### Requirements
Write out each line that follows exactly as it stands, without the pictures.

### Provided material

--------------------------------

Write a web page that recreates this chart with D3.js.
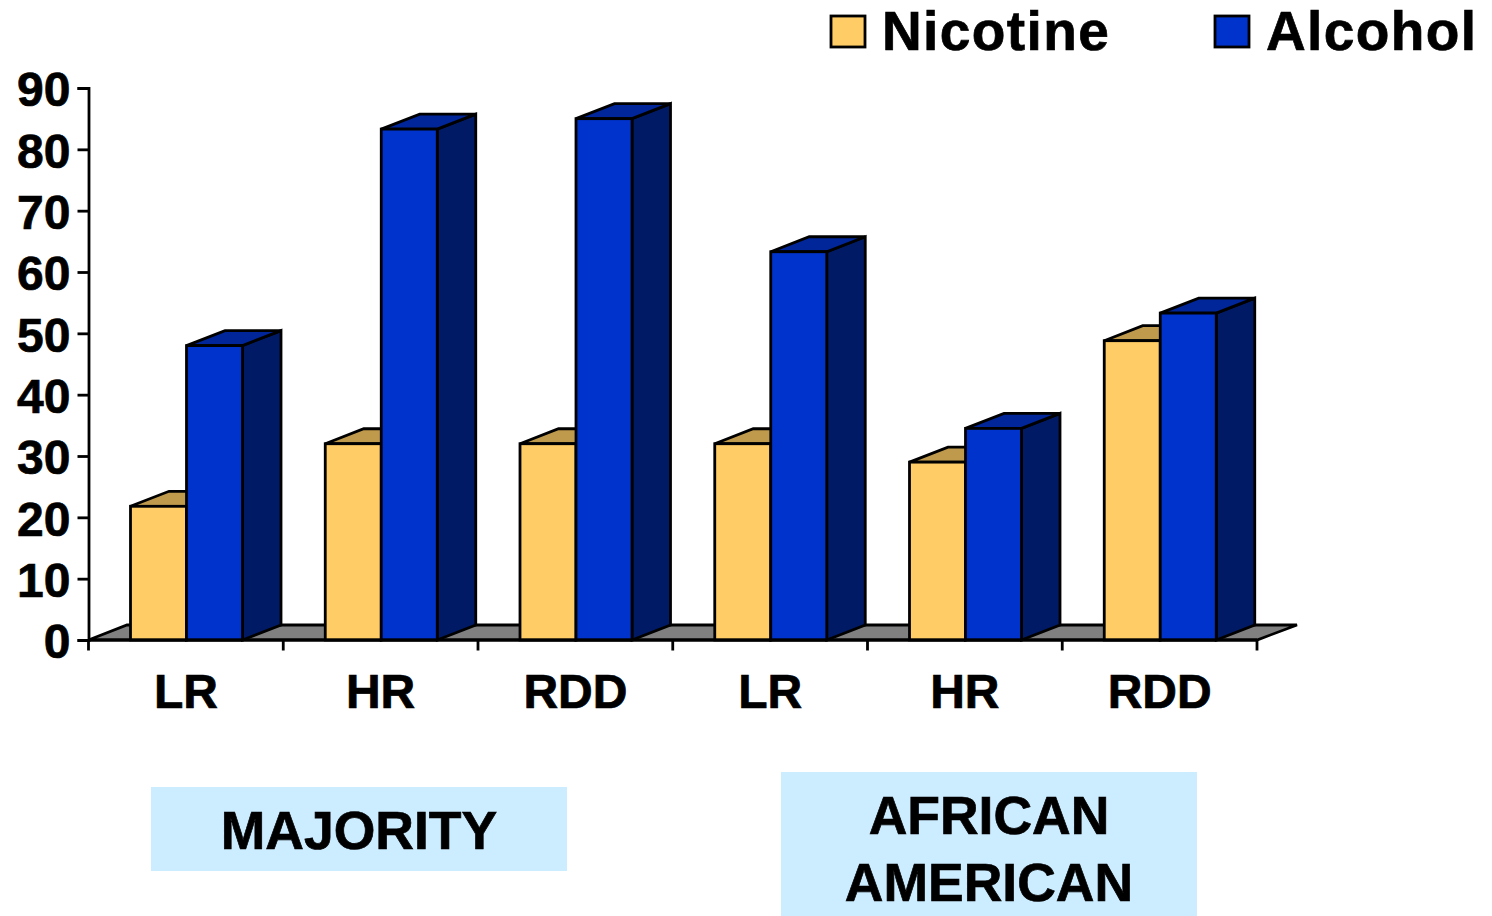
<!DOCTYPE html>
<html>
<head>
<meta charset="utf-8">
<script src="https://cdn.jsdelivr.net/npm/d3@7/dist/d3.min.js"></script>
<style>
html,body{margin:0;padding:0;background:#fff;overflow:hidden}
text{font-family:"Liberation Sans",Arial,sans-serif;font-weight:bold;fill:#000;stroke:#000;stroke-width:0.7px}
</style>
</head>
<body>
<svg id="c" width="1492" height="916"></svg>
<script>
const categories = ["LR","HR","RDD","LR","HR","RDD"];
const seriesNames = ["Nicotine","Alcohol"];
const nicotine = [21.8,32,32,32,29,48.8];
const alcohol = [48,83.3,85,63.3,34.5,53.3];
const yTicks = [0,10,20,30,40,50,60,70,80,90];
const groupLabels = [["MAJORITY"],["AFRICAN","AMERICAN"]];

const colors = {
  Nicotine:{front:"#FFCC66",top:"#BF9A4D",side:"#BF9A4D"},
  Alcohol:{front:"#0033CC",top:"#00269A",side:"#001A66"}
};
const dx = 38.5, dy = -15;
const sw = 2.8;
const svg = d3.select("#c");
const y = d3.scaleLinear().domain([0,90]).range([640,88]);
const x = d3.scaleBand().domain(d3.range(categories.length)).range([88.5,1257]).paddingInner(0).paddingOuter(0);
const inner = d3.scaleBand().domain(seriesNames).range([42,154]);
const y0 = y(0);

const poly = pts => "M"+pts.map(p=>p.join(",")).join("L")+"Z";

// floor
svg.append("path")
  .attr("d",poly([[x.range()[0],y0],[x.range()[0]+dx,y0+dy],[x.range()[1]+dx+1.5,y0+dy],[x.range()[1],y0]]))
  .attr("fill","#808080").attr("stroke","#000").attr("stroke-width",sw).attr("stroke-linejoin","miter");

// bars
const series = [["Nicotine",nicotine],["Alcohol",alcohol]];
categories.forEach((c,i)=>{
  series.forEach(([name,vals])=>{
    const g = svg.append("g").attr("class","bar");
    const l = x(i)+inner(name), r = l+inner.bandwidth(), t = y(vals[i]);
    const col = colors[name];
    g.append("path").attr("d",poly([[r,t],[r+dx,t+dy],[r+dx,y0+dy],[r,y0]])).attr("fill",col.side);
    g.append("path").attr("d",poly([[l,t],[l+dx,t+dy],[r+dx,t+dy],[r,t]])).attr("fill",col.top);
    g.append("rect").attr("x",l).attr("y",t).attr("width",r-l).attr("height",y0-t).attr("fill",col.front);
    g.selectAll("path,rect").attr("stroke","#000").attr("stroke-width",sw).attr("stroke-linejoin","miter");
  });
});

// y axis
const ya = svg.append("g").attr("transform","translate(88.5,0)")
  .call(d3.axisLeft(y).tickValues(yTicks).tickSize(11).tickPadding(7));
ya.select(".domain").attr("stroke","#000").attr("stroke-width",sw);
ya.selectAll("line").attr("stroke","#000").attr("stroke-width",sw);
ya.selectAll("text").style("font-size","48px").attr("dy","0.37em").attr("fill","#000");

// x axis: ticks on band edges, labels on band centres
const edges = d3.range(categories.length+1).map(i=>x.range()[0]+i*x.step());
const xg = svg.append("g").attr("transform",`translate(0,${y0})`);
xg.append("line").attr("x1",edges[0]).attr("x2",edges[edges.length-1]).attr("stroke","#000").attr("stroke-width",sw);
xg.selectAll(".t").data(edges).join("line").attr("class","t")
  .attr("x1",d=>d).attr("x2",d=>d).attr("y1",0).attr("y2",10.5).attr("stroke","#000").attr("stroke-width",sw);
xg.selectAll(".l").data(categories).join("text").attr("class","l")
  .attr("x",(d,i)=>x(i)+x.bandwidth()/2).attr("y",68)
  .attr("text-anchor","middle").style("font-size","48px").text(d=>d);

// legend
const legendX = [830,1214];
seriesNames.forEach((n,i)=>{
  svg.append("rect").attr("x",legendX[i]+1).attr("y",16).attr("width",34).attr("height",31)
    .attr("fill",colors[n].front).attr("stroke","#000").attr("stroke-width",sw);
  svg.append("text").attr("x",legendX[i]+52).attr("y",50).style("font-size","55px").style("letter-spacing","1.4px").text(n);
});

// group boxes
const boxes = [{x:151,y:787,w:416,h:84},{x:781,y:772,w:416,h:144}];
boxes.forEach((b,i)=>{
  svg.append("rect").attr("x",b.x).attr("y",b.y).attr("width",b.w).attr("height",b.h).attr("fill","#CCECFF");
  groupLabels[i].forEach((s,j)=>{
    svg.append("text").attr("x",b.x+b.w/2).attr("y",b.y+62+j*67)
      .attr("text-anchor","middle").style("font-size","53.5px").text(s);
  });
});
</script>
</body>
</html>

--------------------------------

### Task output
Write a web page that recreates this chart with D3.js.
<!DOCTYPE html>
<html>
<head>
<meta charset="utf-8">
<script src="https://cdn.jsdelivr.net/npm/d3@7/dist/d3.min.js"></script>
<style>
html,body{margin:0;padding:0;background:#fff;overflow:hidden}
text{font-family:"Liberation Sans",Arial,sans-serif;font-weight:bold;fill:#000;stroke:#000;stroke-width:0.7px}
</style>
</head>
<body>
<svg id="c" width="1492" height="916"></svg>
<script>
const categories = ["LR","HR","RDD","LR","HR","RDD"];
const seriesNames = ["Nicotine","Alcohol"];
const nicotine = [21.8,32,32,32,29,48.8];
const alcohol = [48,83.3,85,63.3,34.5,53.3];
const yTicks = [0,10,20,30,40,50,60,70,80,90];
const groupLabels = [["MAJORITY"],["AFRICAN","AMERICAN"]];

const colors = {
  Nicotine:{front:"#FFCC66",top:"#BF9A4D",side:"#BF9A4D"},
  Alcohol:{front:"#0033CC",top:"#00269A",side:"#001A66"}
};
const dx = 38.5, dy = -15;
const sw = 2.8;
const svg = d3.select("#c");
const y = d3.scaleLinear().domain([0,90]).range([640,88]);
const x = d3.scaleBand().domain(d3.range(categories.length)).range([88.5,1257]).paddingInner(0).paddingOuter(0);
const inner = d3.scaleBand().domain(seriesNames).range([42,154]);
const y0 = y(0);

const poly = pts => "M"+pts.map(p=>p.join(",")).join("L")+"Z";

// floor
svg.append("path")
  .attr("d",poly([[x.range()[0],y0],[x.range()[0]+dx,y0+dy],[x.range()[1]+dx+1.5,y0+dy],[x.range()[1],y0]]))
  .attr("fill","#808080").attr("stroke","#000").attr("stroke-width",sw).attr("stroke-linejoin","miter");

// bars
const series = [["Nicotine",nicotine],["Alcohol",alcohol]];
categories.forEach((c,i)=>{
  series.forEach(([name,vals])=>{
    const g = svg.append("g").attr("class","bar");
    const l = x(i)+inner(name), r = l+inner.bandwidth(), t = y(vals[i]);
    const col = colors[name];
    g.append("path").attr("d",poly([[r,t],[r+dx,t+dy],[r+dx,y0+dy],[r,y0]])).attr("fill",col.side);
    g.append("path").attr("d",poly([[l,t],[l+dx,t+dy],[r+dx,t+dy],[r,t]])).attr("fill",col.top);
    g.append("rect").attr("x",l).attr("y",t).attr("width",r-l).attr("height",y0-t).attr("fill",col.front);
    g.selectAll("path,rect").attr("stroke","#000").attr("stroke-width",sw).attr("stroke-linejoin","miter");
  });
});

// y axis
const ya = svg.append("g").attr("transform","translate(88.5,0)")
  .call(d3.axisLeft(y).tickValues(yTicks).tickSize(11).tickPadding(7));
ya.select(".domain").attr("stroke","#000").attr("stroke-width",sw);
ya.selectAll("line").attr("stroke","#000").attr("stroke-width",sw);
ya.selectAll("text").style("font-size","48px").attr("dy","0.37em").attr("fill","#000");

// x axis: ticks on band edges, labels on band centres
const edges = d3.range(categories.length+1).map(i=>x.range()[0]+i*x.step());
const xg = svg.append("g").attr("transform",`translate(0,${y0})`);
xg.append("line").attr("x1",edges[0]).attr("x2",edges[edges.length-1]).attr("stroke","#000").attr("stroke-width",sw);
xg.selectAll(".t").data(edges).join("line").attr("class","t")
  .attr("x1",d=>d).attr("x2",d=>d).attr("y1",0).attr("y2",10.5).attr("stroke","#000").attr("stroke-width",sw);
xg.selectAll(".l").data(categories).join("text").attr("class","l")
  .attr("x",(d,i)=>x(i)+x.bandwidth()/2).attr("y",68)
  .attr("text-anchor","middle").style("font-size","48px").text(d=>d);

// legend
const legendX = [830,1214];
seriesNames.forEach((n,i)=>{
  svg.append("rect").attr("x",legendX[i]+1).attr("y",16).attr("width",34).attr("height",31)
    .attr("fill",colors[n].front).attr("stroke","#000").attr("stroke-width",sw);
  svg.append("text").attr("x",legendX[i]+52).attr("y",50).style("font-size","55px").style("letter-spacing","1.4px").text(n);
});

// group boxes
const boxes = [{x:151,y:787,w:416,h:84},{x:781,y:772,w:416,h:144}];
boxes.forEach((b,i)=>{
  svg.append("rect").attr("x",b.x).attr("y",b.y).attr("width",b.w).attr("height",b.h).attr("fill","#CCECFF");
  groupLabels[i].forEach((s,j)=>{
    svg.append("text").attr("x",b.x+b.w/2).attr("y",b.y+62+j*67)
      .attr("text-anchor","middle").style("font-size","53.5px").text(s);
  });
});
</script>
</body>
</html>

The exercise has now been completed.